(AIM)
Without including any images, repeat the data exactly.
********************
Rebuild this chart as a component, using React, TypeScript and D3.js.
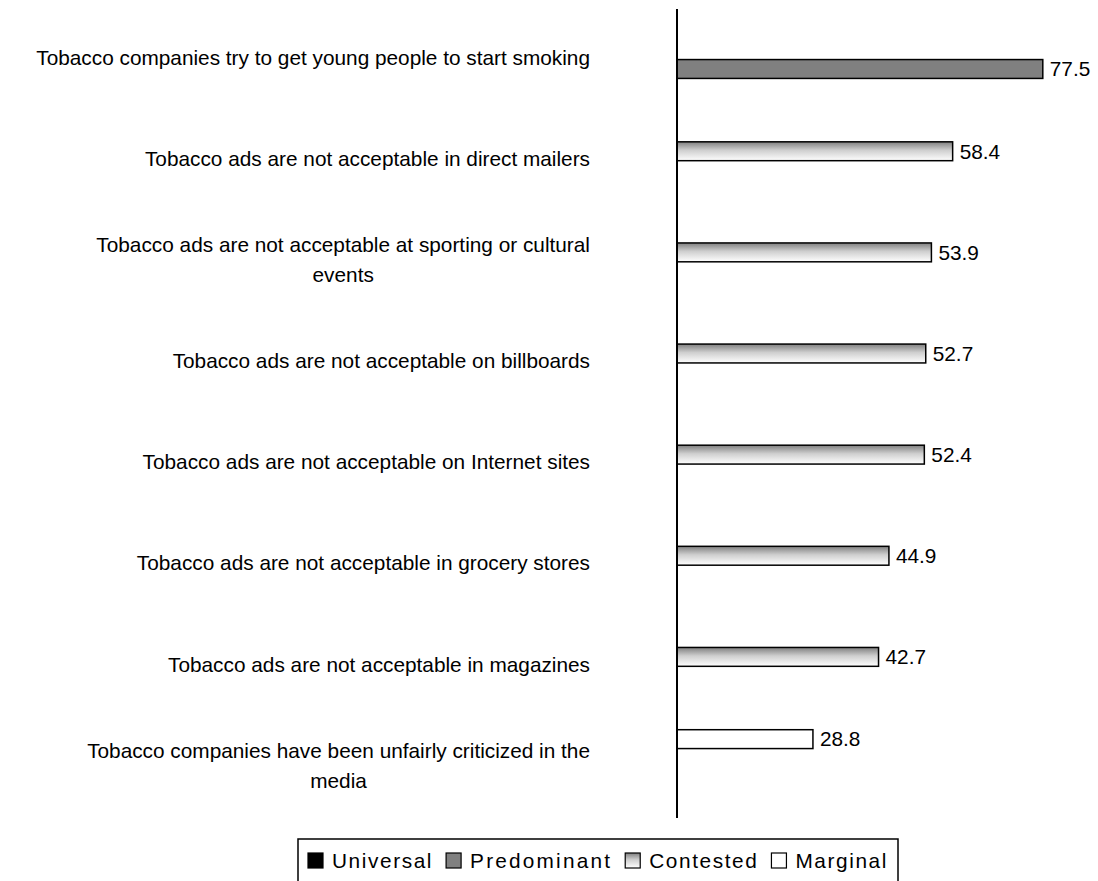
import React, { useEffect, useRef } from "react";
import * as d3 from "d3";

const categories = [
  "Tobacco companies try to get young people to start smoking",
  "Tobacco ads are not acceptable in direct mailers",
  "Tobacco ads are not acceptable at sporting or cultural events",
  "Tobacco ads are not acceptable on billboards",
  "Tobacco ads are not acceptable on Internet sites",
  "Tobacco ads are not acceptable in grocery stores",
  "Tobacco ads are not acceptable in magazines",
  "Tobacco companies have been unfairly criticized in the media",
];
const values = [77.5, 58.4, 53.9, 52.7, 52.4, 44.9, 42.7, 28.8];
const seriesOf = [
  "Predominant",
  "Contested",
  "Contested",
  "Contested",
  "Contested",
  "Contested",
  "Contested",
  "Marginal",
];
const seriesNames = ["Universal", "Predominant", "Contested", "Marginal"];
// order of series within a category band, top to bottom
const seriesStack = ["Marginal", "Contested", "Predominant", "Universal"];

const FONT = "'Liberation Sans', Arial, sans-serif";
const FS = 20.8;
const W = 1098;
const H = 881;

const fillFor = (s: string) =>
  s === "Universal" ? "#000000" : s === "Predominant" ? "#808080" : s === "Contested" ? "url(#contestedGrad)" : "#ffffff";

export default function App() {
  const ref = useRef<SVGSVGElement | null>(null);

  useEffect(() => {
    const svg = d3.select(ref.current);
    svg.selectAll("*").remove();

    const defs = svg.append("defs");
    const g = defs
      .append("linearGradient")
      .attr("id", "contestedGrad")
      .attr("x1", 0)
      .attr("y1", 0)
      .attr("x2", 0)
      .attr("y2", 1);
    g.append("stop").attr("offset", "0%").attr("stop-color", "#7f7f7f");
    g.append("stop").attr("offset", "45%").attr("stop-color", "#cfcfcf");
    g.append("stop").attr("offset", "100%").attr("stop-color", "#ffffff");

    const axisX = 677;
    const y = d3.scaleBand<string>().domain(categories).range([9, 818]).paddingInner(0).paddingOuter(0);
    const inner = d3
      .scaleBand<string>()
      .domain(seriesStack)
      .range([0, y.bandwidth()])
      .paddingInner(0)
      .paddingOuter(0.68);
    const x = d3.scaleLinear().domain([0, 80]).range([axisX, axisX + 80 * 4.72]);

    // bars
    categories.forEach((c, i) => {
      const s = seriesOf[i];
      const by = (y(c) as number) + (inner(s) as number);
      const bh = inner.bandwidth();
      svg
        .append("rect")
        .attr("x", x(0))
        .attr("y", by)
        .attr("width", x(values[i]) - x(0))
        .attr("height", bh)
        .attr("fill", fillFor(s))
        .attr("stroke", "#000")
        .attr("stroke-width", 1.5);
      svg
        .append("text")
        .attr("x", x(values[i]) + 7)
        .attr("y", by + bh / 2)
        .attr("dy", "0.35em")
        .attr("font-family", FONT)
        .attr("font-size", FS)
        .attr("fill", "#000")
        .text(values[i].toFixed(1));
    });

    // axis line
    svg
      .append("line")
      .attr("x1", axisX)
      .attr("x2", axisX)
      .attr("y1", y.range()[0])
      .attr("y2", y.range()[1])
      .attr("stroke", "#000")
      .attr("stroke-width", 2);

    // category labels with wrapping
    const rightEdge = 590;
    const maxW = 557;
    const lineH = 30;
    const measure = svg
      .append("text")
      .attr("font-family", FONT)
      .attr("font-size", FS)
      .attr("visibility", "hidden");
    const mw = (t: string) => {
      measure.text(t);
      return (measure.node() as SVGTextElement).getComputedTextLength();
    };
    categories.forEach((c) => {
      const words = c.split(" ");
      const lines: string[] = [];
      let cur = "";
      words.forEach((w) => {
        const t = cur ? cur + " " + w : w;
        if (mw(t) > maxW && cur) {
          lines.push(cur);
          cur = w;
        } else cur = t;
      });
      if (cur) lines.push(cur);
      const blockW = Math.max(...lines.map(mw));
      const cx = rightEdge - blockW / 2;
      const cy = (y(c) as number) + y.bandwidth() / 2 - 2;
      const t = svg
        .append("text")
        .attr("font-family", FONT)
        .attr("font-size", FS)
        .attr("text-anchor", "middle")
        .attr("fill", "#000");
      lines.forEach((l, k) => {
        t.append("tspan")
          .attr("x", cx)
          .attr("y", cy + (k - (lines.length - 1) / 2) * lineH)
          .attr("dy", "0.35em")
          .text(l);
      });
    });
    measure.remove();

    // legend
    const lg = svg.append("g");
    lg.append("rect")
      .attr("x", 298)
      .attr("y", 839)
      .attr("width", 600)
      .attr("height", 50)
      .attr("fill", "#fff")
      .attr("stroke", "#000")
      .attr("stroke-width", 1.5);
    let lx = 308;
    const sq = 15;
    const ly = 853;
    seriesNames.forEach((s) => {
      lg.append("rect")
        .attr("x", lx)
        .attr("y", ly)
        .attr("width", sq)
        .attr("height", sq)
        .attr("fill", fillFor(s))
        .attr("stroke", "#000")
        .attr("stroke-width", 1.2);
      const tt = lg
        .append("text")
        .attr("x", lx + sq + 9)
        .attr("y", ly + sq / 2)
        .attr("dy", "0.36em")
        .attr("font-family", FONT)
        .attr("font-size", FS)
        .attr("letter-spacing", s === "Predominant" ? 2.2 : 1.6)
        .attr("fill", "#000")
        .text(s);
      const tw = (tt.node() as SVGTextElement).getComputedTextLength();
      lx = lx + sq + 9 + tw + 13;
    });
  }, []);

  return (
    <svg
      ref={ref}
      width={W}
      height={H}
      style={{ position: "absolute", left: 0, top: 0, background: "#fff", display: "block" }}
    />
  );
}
********************
(COMPLETED EXERCISE)
Rebuild this chart as a component, using React, TypeScript and D3.js.
import React, { useEffect, useRef } from "react";
import * as d3 from "d3";

const categories = [
  "Tobacco companies try to get young people to start smoking",
  "Tobacco ads are not acceptable in direct mailers",
  "Tobacco ads are not acceptable at sporting or cultural events",
  "Tobacco ads are not acceptable on billboards",
  "Tobacco ads are not acceptable on Internet sites",
  "Tobacco ads are not acceptable in grocery stores",
  "Tobacco ads are not acceptable in magazines",
  "Tobacco companies have been unfairly criticized in the media",
];
const values = [77.5, 58.4, 53.9, 52.7, 52.4, 44.9, 42.7, 28.8];
const seriesOf = [
  "Predominant",
  "Contested",
  "Contested",
  "Contested",
  "Contested",
  "Contested",
  "Contested",
  "Marginal",
];
const seriesNames = ["Universal", "Predominant", "Contested", "Marginal"];
// order of series within a category band, top to bottom
const seriesStack = ["Marginal", "Contested", "Predominant", "Universal"];

const FONT = "'Liberation Sans', Arial, sans-serif";
const FS = 20.8;
const W = 1098;
const H = 881;

const fillFor = (s: string) =>
  s === "Universal" ? "#000000" : s === "Predominant" ? "#808080" : s === "Contested" ? "url(#contestedGrad)" : "#ffffff";

export default function App() {
  const ref = useRef<SVGSVGElement | null>(null);

  useEffect(() => {
    const svg = d3.select(ref.current);
    svg.selectAll("*").remove();

    const defs = svg.append("defs");
    const g = defs
      .append("linearGradient")
      .attr("id", "contestedGrad")
      .attr("x1", 0)
      .attr("y1", 0)
      .attr("x2", 0)
      .attr("y2", 1);
    g.append("stop").attr("offset", "0%").attr("stop-color", "#7f7f7f");
    g.append("stop").attr("offset", "45%").attr("stop-color", "#cfcfcf");
    g.append("stop").attr("offset", "100%").attr("stop-color", "#ffffff");

    const axisX = 677;
    const y = d3.scaleBand<string>().domain(categories).range([9, 818]).paddingInner(0).paddingOuter(0);
    const inner = d3
      .scaleBand<string>()
      .domain(seriesStack)
      .range([0, y.bandwidth()])
      .paddingInner(0)
      .paddingOuter(0.68);
    const x = d3.scaleLinear().domain([0, 80]).range([axisX, axisX + 80 * 4.72]);

    // bars
    categories.forEach((c, i) => {
      const s = seriesOf[i];
      const by = (y(c) as number) + (inner(s) as number);
      const bh = inner.bandwidth();
      svg
        .append("rect")
        .attr("x", x(0))
        .attr("y", by)
        .attr("width", x(values[i]) - x(0))
        .attr("height", bh)
        .attr("fill", fillFor(s))
        .attr("stroke", "#000")
        .attr("stroke-width", 1.5);
      svg
        .append("text")
        .attr("x", x(values[i]) + 7)
        .attr("y", by + bh / 2)
        .attr("dy", "0.35em")
        .attr("font-family", FONT)
        .attr("font-size", FS)
        .attr("fill", "#000")
        .text(values[i].toFixed(1));
    });

    // axis line
    svg
      .append("line")
      .attr("x1", axisX)
      .attr("x2", axisX)
      .attr("y1", y.range()[0])
      .attr("y2", y.range()[1])
      .attr("stroke", "#000")
      .attr("stroke-width", 2);

    // category labels with wrapping
    const rightEdge = 590;
    const maxW = 557;
    const lineH = 30;
    const measure = svg
      .append("text")
      .attr("font-family", FONT)
      .attr("font-size", FS)
      .attr("visibility", "hidden");
    const mw = (t: string) => {
      measure.text(t);
      return (measure.node() as SVGTextElement).getComputedTextLength();
    };
    categories.forEach((c) => {
      const words = c.split(" ");
      const lines: string[] = [];
      let cur = "";
      words.forEach((w) => {
        const t = cur ? cur + " " + w : w;
        if (mw(t) > maxW && cur) {
          lines.push(cur);
          cur = w;
        } else cur = t;
      });
      if (cur) lines.push(cur);
      const blockW = Math.max(...lines.map(mw));
      const cx = rightEdge - blockW / 2;
      const cy = (y(c) as number) + y.bandwidth() / 2 - 2;
      const t = svg
        .append("text")
        .attr("font-family", FONT)
        .attr("font-size", FS)
        .attr("text-anchor", "middle")
        .attr("fill", "#000");
      lines.forEach((l, k) => {
        t.append("tspan")
          .attr("x", cx)
          .attr("y", cy + (k - (lines.length - 1) / 2) * lineH)
          .attr("dy", "0.35em")
          .text(l);
      });
    });
    measure.remove();

    // legend
    const lg = svg.append("g");
    lg.append("rect")
      .attr("x", 298)
      .attr("y", 839)
      .attr("width", 600)
      .attr("height", 50)
      .attr("fill", "#fff")
      .attr("stroke", "#000")
      .attr("stroke-width", 1.5);
    let lx = 308;
    const sq = 15;
    const ly = 853;
    seriesNames.forEach((s) => {
      lg.append("rect")
        .attr("x", lx)
        .attr("y", ly)
        .attr("width", sq)
        .attr("height", sq)
        .attr("fill", fillFor(s))
        .attr("stroke", "#000")
        .attr("stroke-width", 1.2);
      const tt = lg
        .append("text")
        .attr("x", lx + sq + 9)
        .attr("y", ly + sq / 2)
        .attr("dy", "0.36em")
        .attr("font-family", FONT)
        .attr("font-size", FS)
        .attr("letter-spacing", s === "Predominant" ? 2.2 : 1.6)
        .attr("fill", "#000")
        .text(s);
      const tw = (tt.node() as SVGTextElement).getComputedTextLength();
      lx = lx + sq + 9 + tw + 13;
    });
  }, []);

  return (
    <svg
      ref={ref}
      width={W}
      height={H}
      style={{ position: "absolute", left: 0, top: 0, background: "#fff", display: "block" }}
    />
  );
}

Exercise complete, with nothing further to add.